Under the current system, the county has provided the lion’s share of beach nourishment money from its beach nourishment fund — derived from one-half of the proceeds from the county’s occupancy tax — augmented by state grants and money provided by the Federal Emergency Management Agency to pay the county and the Bogue Banks towns to replace sand lost in hurricanes.

The county, like the proposed federal plan, has used a “trigger” system — measuring erosion through engineers’ surveys — to determine when nourishment projects are needed in specific locations.
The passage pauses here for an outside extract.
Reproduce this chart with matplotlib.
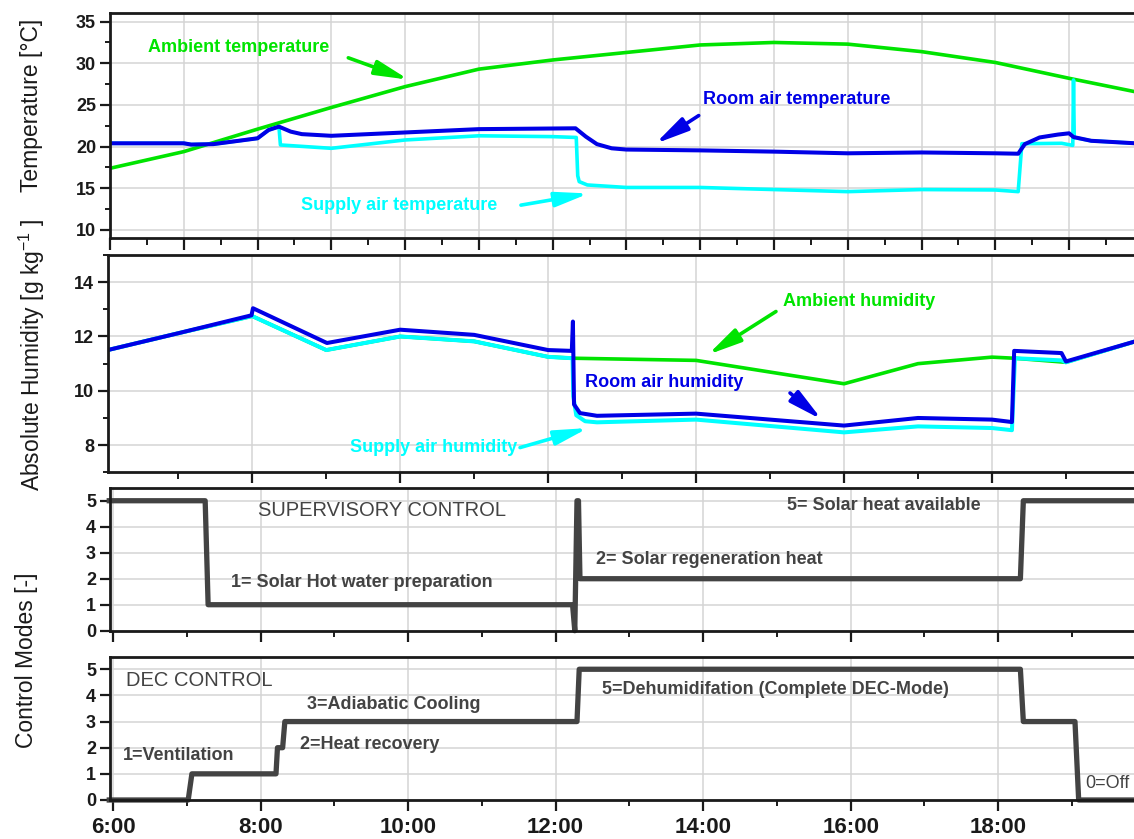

The idea is to keep the beaches wide and enticing to tourists and to provide protective dunes for oceanfront residents and businesses that provide much of the county’s tax base.

The genesis of the federal plan goes back to 2001, when the county executed a feasibility agreement with the ACE to initiate the project.

Several members of the commission, including chairperson and Atlantic Beach Mayor Cooper, have expressed misgivings about the plan, which would eliminate the county’s use of FEMA money for sand replacement costs after hurricanes or other storms.

Since Hurricane Irene in 2004, FEMA has provided $87,862,725 for nourishment projects on Bogue Banks.

In addition, the ACE would do the plans and specifications for the projects.

So far, according to Mr. Rudolph, the county has spent $1,629,225 to study the feasibility of the plan and another $350,000 on engineering and design. The federal government has spent $2,943,503 on the feasibility study and $1.3 million on engineering and design. The state has kicked in $1,299,225 on the feasibility study and $350,000 for engineering and design.

That’s a total of more than $7.5 million. And of course, Mr. Rudolph said, if the county doesn’t move ahead with the plan, that $44.5 million allocation from the ACE would disappear.